Monthly Archives: January 2008

Book Review: Collective Intelligence: Part I

51AnWLR89xL._AA240_

I’m at about the halfway point in Programming Collective Intelligence by Toby Segaran, and even if the second half was blank, I’d be telling everyone to read this book. It’s been a while since I’ve read a technical book this good. It excels because of a combination of three factors:

  1. Useful algorithms
  2. Shown in real-life situations
  3. With real data that you can get yourself

The basic idea of the book is to show different ways of using user-generated datasets to extract information and make decisions. Each chapter tackles a different problem and shows a few ways to approach it. All of the examples are in Python, but even if you don’t know Python, you should be fine if you know any structured language. Practically every example either uses some dataset that he tells you how to get, or a public API that is free to access.
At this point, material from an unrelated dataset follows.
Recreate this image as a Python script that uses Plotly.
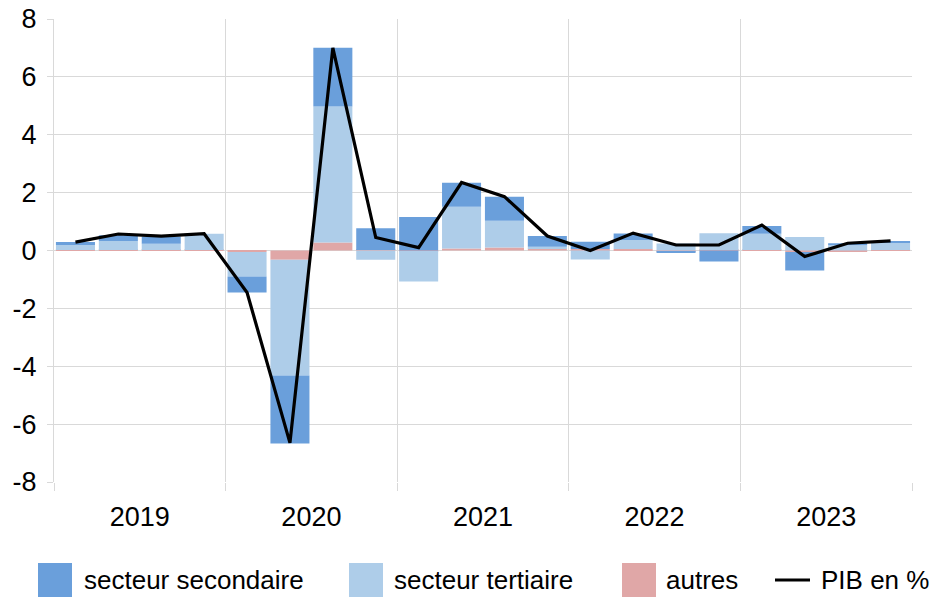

This book is the first I’ve read that relies on the current maturity level of the web. A few years ago, it wouldn’t have been possible to provide so many relevant examples. In a few years, the API’s might be out-of-date — but don’t let that stop you — the algorithms are timeless.

The choice of Python is a good one for a few reasons. Firstly, it’s pretty clear to read even if you don’t know it. Secondly, list-comprehensions are a pretty good way to think about data crunching (which these algorithms do a lot), and, finally, there are many freely available Python libraries to deal with the public APIs he uses.

To give you an idea of Toby’s approach, I’m going to run through my favorite chapter so far, the one on Optimization. The quick description of the problem domain should be familiar to every programmer — solve NP complete problems like the traveling salesperson. Basically, Optimization techniques can be used in situations where (1) you can’t analytically solve the problem (2) the solution set is too large to exhaustively search (3) you can express the cost of a possible solution such that better solutions have a lower cost than worse ones and (4) solutions that are “near” each other have similar values for cost.

Toby’s first example is how a family can choose flights so that they arrive at the same airport from all over the country at nearly the same time and depart for home a few days later at nearly the same time. The cost function is a combination of the actual costs of the tickets and the difference in time between the earliest and latest flights. He goes on to provide a dataset of flights, describes setting up optimization problems in general, and shows the python code to implement the cost function.

Then he introduces a few optimization algorithms, implements them, and discusses their relative strengths and weaknesses. The next section applies these techniques to real data on Kayak.com using the standard Python DOM parser, minidom. The final section shows how to apply these techniques to other problems like pairing students in a dorm and network visualization. Other chapters get a similarly exhaustive treatment.

I really hope that this is the future of technical books.